The big Trophy Trucks did fly by, each one with lights that looked like the sun was coming at you, each one thundering through the night at a fantastic speed having driven almost 700 miles and over fourteen hours at women to compete.
Once the sun was back up, we spectated a bit more and took pictures and agreed it had been a terrific couple of days. After breaking camp we headed back to pavement and Ensenada.
First things first when we hit Ensenada. We needed to find a carwash in the worst way. Muddy episodes in years past had taught us (the hard way) that you will get turned back at the U.S. Border if your muddy vehicle is deemed to be bringing too much “foreign soil” back into the country. We had this happen in 2007 and did not want a repeat performance.

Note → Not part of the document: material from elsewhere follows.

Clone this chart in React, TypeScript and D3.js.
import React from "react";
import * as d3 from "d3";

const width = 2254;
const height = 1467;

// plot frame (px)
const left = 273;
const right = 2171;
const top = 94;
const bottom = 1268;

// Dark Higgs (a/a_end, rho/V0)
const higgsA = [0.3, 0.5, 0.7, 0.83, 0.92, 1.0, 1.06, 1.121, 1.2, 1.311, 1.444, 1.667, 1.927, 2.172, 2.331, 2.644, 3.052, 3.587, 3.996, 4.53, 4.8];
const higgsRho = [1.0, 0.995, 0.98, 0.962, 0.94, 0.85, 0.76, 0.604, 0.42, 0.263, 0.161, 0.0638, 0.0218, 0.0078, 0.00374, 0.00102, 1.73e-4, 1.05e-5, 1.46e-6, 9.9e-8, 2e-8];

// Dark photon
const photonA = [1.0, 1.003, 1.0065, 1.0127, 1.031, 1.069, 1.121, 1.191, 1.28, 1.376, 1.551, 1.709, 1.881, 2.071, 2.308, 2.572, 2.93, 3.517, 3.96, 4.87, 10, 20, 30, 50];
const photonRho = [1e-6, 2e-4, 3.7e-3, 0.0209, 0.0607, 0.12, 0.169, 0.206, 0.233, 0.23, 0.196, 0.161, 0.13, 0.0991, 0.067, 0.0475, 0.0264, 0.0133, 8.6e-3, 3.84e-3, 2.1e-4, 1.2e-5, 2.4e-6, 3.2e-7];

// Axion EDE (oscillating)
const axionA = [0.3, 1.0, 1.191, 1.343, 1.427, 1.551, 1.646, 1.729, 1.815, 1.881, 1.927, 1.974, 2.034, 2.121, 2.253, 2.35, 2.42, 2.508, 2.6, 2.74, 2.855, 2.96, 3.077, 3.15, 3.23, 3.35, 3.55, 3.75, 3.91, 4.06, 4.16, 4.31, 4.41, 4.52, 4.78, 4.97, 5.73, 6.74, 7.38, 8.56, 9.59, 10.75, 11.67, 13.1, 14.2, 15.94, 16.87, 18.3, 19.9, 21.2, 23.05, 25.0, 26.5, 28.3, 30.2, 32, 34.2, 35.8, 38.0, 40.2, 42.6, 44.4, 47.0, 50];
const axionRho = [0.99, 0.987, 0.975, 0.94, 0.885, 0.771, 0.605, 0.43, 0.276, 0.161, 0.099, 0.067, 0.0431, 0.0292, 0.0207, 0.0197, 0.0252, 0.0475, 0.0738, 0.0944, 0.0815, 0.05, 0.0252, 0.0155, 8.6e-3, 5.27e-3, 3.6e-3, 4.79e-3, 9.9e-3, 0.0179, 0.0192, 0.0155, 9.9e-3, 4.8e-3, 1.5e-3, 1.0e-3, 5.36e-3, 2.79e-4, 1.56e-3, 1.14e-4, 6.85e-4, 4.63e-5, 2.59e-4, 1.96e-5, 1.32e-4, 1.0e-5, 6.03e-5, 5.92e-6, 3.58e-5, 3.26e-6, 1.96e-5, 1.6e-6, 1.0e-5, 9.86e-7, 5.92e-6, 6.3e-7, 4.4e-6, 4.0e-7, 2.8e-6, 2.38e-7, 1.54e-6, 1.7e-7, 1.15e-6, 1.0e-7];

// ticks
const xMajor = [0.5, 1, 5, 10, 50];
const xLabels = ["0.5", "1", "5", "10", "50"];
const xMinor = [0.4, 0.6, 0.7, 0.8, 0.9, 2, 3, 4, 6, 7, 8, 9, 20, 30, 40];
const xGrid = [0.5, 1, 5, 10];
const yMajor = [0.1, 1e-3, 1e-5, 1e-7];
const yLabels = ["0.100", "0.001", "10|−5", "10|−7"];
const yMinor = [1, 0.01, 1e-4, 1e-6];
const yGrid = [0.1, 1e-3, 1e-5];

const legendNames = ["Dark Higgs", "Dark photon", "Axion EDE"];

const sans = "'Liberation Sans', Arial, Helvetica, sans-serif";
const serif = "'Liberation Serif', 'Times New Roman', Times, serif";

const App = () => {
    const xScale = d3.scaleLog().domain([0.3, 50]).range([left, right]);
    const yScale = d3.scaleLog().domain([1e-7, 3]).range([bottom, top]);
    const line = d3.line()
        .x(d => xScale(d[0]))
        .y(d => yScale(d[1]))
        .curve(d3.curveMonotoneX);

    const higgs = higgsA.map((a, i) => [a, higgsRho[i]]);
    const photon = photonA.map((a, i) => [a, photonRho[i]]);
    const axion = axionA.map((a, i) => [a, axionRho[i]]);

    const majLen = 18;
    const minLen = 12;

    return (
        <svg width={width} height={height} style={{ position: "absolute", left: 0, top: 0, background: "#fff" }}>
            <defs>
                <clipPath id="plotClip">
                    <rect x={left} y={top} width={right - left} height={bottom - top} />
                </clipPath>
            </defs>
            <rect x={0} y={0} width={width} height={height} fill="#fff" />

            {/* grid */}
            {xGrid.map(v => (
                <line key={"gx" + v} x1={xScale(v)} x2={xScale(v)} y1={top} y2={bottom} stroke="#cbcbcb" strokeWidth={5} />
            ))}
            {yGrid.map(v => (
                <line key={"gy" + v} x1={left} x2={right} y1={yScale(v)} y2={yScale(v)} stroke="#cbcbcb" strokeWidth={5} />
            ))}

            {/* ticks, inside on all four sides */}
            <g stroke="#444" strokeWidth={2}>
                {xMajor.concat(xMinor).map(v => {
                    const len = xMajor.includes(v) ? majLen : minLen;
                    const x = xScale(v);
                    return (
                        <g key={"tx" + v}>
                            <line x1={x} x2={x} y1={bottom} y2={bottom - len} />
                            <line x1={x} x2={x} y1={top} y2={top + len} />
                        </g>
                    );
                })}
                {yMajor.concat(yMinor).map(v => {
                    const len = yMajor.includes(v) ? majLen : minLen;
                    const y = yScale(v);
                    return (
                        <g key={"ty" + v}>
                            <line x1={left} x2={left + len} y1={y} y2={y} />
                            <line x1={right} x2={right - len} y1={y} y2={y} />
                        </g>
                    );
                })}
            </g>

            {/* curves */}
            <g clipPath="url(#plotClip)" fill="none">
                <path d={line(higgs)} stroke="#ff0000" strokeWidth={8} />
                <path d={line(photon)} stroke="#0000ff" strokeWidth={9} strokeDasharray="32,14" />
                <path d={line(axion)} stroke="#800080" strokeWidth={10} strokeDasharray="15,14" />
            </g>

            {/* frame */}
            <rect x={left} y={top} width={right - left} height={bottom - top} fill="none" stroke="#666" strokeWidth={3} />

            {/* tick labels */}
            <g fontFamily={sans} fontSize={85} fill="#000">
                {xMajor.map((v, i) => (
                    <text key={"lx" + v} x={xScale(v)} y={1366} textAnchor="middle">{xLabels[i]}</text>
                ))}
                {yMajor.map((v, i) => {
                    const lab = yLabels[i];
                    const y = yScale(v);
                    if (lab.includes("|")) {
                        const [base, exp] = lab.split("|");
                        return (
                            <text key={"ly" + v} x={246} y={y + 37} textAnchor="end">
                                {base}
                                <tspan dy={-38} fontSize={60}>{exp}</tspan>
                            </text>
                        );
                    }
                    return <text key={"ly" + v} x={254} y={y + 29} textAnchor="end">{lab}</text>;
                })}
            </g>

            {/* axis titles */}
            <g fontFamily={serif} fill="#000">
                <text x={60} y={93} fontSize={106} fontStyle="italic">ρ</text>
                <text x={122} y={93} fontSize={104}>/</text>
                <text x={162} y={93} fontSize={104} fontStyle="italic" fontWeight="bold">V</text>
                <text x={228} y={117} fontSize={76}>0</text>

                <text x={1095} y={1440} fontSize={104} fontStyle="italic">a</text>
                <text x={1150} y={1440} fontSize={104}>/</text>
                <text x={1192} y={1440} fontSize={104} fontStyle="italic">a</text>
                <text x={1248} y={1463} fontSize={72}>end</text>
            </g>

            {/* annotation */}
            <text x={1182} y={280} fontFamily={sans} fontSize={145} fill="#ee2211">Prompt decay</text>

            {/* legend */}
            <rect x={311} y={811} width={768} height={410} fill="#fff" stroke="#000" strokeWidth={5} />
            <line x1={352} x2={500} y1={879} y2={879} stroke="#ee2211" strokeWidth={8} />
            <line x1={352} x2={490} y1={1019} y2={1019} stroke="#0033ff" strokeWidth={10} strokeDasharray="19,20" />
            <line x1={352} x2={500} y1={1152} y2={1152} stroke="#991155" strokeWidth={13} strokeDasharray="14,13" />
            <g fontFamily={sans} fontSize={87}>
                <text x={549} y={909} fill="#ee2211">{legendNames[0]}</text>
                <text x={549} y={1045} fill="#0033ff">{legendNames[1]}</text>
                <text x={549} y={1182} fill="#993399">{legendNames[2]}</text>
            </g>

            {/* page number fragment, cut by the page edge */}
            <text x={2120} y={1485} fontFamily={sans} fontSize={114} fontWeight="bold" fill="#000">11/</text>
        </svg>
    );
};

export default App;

After an hour or more looking for a carwash in Ensenada and striking out miserably, we pulled into a gas station and asked. It turned out a HUGE modern carwash was right next door. For the princely sum of eleven dollars, mud was blasted off, floor mats washed, soap applied, truck scrubbed, rinsed and dried. Mission accomplished.
By now it was mid afternoon and some more super fresh seafood was in order. Fortunate.ly we knew just the place – El Trailero just north of Ensenada. We went, we filled up on shrimp tacos with avocado, crema, pickled red onions and pico de gallo, and then we were official.ly ready to head for home.
We headed to Tecate with the goal of having a quicker border crossing than the mess that is Tijuana. An hour or so in line, some conversation with armed, uniformed agents of the U.S. government, passports shown, a secondary inspection of the truck and presto! We were back in the United States. It was a great trip.